======== Provided data
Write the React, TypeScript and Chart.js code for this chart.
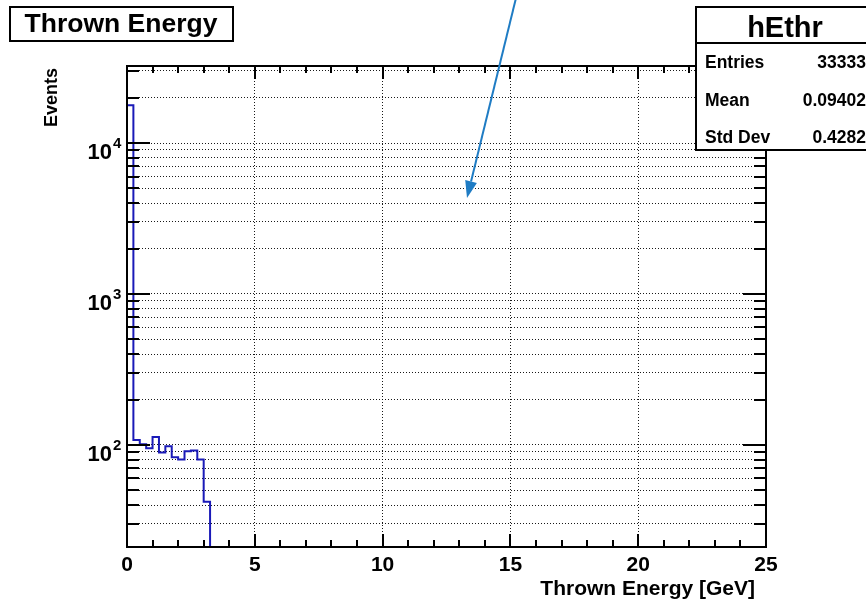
import React, { useEffect, useRef } from "react";
import { Chart, registerables } from "chart.js";

Chart.register(...registerables);

// Histogram bins (low edges, GeV) and counts
const binLowEdges = [0, 0.25, 0.5, 0.75, 1.0, 1.25, 1.5, 1.75, 2.0, 2.25, 2.5, 2.75, 3.0];
const binUpperEnd = 3.25;
const counts = [17800, 108, 101, 95, 113, 89, 98, 83, 80, 91, 92, 80, 42];

const xMin = 0;
const xMax = 25;
const yMin = 21.1;
const yMax = 32360;

const xTickValues = [0, 1, 2, 3, 4, 5, 6, 7, 8, 9, 10, 11, 12, 13, 14, 15, 16, 17, 18, 19, 20, 21, 22, 23, 24, 25];
const xLabelValues = [0, 5, 10, 15, 20, 25];
const yTickValues = [
  30, 40, 50, 60, 70, 80, 90,
  100, 200, 300, 400, 500, 600, 700, 800, 900,
  1000, 2000, 3000, 4000, 5000, 6000, 7000, 8000, 9000,
  10000, 20000, 30000,
];
const yLabelExponents = [2, 3, 4];

const titleText = "Thrown Energy";
const xTitle = "Thrown Energy [GeV]";
const yTitle = "Events";
const statsName = "hEthr";
const statsLabels = ["Entries", "Mean", "Std Dev"];
const statsValues = ["33333", "0.09402", "0.4282"];

const FONT = '"Liberation Sans", Arial, Helvetica, sans-serif';
const HIST_COLOR = "#1a1ab8";

const decorPlugin = {
  id: "rootDecor",
  afterDraw(chart: any) {
    const ctx = chart.ctx as CanvasRenderingContext2D;
    const { left, right, top, bottom } = chart.chartArea;
    const xs = chart.scales.x;
    const ys = chart.scales.y;
    ctx.save();
    ctx.strokeStyle = "#000";
    ctx.fillStyle = "#000";
    ctx.setLineDash([]);

    // ticks (inward, all four sides)
    ctx.lineWidth = 2;
    for (const v of xTickValues) {
      const px = Math.round(xs.getPixelForValue(v));
      const len = v % 5 === 0 ? 13 : 7;
      ctx.beginPath();
      ctx.moveTo(px, bottom);
      ctx.lineTo(px, bottom - len);
      ctx.moveTo(px, top);
      ctx.lineTo(px, top + len);
      ctx.stroke();
    }
    for (const v of yTickValues) {
      const py = Math.round(ys.getPixelForValue(v));
      const isMajor = Math.abs(Math.log10(v) - Math.round(Math.log10(v))) < 1e-9;
      const len = isMajor ? 23 : 12;
      ctx.beginPath();
      ctx.moveTo(left, py);
      ctx.lineTo(left + len, py);
      ctx.moveTo(right, py);
      ctx.lineTo(right - len, py);
      ctx.stroke();
    }

    // frame
    ctx.lineWidth = 2;
    ctx.strokeRect(left, top, right - left, bottom - top);

    // x tick labels
    ctx.font = `bold 21px ${FONT}`;
    ctx.textAlign = "center";
    ctx.textBaseline = "alphabetic";
    for (const v of xLabelValues) {
      const px = xs.getPixelForValue(v);
      ctx.fillText(String(v), px, bottom + 24);
    }

    // y tick labels 10^n
    for (const e of yLabelExponents) {
      const py = ys.getPixelForValue(Math.pow(10, e));
      ctx.font = `bold 22px ${FONT}`;
      ctx.textAlign = "right";
      ctx.fillText("10", 112, py + 16);
      ctx.font = `bold 15px ${FONT}`;
      ctx.textAlign = "left";
      ctx.fillText(String(e), 113, py + 5);
    }

    // axis titles
    ctx.font = `bold 21px ${FONT}`;
    ctx.textAlign = "right";
    ctx.fillText(xTitle, 755, 595);
    ctx.save();
    ctx.translate(57, 68);
    ctx.rotate(-Math.PI / 2);
    ctx.textAlign = "right";
    ctx.textBaseline = "alphabetic";
    ctx.font = `bold 18px ${FONT}`;
    ctx.fillText(yTitle, 0, 0);
    ctx.restore();

    // title box
    ctx.fillStyle = "#fff";
    ctx.fillRect(10, 7, 223, 34);
    ctx.strokeRect(10, 7, 223, 34);
    ctx.fillStyle = "#000";
    ctx.font = `bold 26.5px ${FONT}`;
    ctx.textAlign = "center";
    ctx.fillText(titleText, 121, 32);

    // stats box
    ctx.fillStyle = "#fff";
    ctx.fillRect(696, 7, 180, 143);
    ctx.strokeRect(696, 7, 180, 143);
    ctx.beginPath();
    ctx.moveTo(696, 43);
    ctx.lineTo(870, 43);
    ctx.stroke();
    ctx.fillStyle = "#000";
    ctx.font = `bold 29px ${FONT}`;
    ctx.textAlign = "center";
    ctx.fillText(statsName, 785, 37);
    ctx.font = `bold 17.5px ${FONT}`;
    const rowY = [68, 106, 143];
    statsLabels.forEach((lab, i) => {
      ctx.textAlign = "left";
      ctx.fillText(lab, 705, rowY[i]);
      ctx.textAlign = "right";
      ctx.fillText(statsValues[i], 866, rowY[i]);
    });

    // annotation arrow
    const x0 = 516, y0 = -2, x1 = 467, y1 = 198;
    const ang = Math.atan2(y1 - y0, x1 - x0);
    const headLen = 17, headW = 6;
    const bx = x1 - headLen * Math.cos(ang);
    const by = y1 - headLen * Math.sin(ang);
    ctx.strokeStyle = "#1f7cc4";
    ctx.fillStyle = "#1f7cc4";
    ctx.lineWidth = 2;
    ctx.beginPath();
    ctx.moveTo(x0, y0);
    ctx.lineTo(bx, by);
    ctx.stroke();
    ctx.beginPath();
    ctx.moveTo(x1, y1);
    ctx.lineTo(bx + headW * Math.sin(ang), by - headW * Math.cos(ang));
    ctx.lineTo(bx - headW * Math.sin(ang), by + headW * Math.cos(ang));
    ctx.closePath();
    ctx.fill();

    ctx.restore();
  },
};

export default function App() {
  const canvasRef = useRef<HTMLCanvasElement | null>(null);

  useEffect(() => {
    const canvas = canvasRef.current;
    if (!canvas) return;
    const points: { x: number; y: number }[] = [{ x: binLowEdges[0], y: 1 }];
    binLowEdges.forEach((edge, i) => points.push({ x: edge, y: counts[i] }));
    points.push({ x: binUpperEnd, y: 1 });

    const chart = new Chart(canvas, {
      type: "line",
      data: {
        datasets: [
          {
            data: points,
            borderColor: HIST_COLOR,
            borderWidth: 2,
            pointRadius: 0,
            fill: false,
            stepped: "before",
            tension: 0,
          },
        ],
      },
      options: {
        responsive: false,
        maintainAspectRatio: false,
        animation: false,
        events: [],
        layout: { padding: { left: 127, right: 100, top: 66, bottom: 52 } },
        plugins: { legend: { display: false }, tooltip: { enabled: false }, title: { display: false } },
        scales: {
          x: {
            type: "linear",
            min: xMin,
            max: xMax,
            afterBuildTicks: (scale: any) => {
              scale.ticks = xTickValues.map((v) => ({ value: v }));
            },
            ticks: { display: false },
            grid: {
              drawTicks: false,
              lineWidth: 1,
              color: (c: any) => {
                const v = c.tick ? c.tick.value : 0;
                return v % 5 === 0 && v !== xMin && v !== xMax ? "rgba(0,0,0,0.9)" : "rgba(0,0,0,0)";
              },
            },
            border: { display: false, dash: [1, 2] },
          },
          y: {
            type: "logarithmic",
            min: yMin,
            max: yMax,
            afterBuildTicks: (scale: any) => {
              scale.ticks = yTickValues.map((v) => ({ value: v }));
            },
            ticks: { display: false },
            grid: { drawTicks: false, lineWidth: 1, color: "rgba(0,0,0,0.9)" },
            border: { display: false, dash: [1, 2] },
          },
        },
      },
      plugins: [decorPlugin],
    });
    return () => chart.destroy();
  }, []);

  return (
    <div style={{ position: "absolute", left: 0, top: 0, width: 866, height: 599, background: "#fff" }}>
      <canvas ref={canvasRef} width={866} height={599} style={{ display: "block" }} />
    </div>
  );
}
================
Reproduce the data above word for word from its first line through the line that holds "Chart.register(...registerables);", both ends included; skip pictures.

→ **Exercise response**:
Write the React, TypeScript and Chart.js code for this chart.
import React, { useEffect, useRef } from "react";
import { Chart, registerables } from "chart.js";

Chart.register(...registerables);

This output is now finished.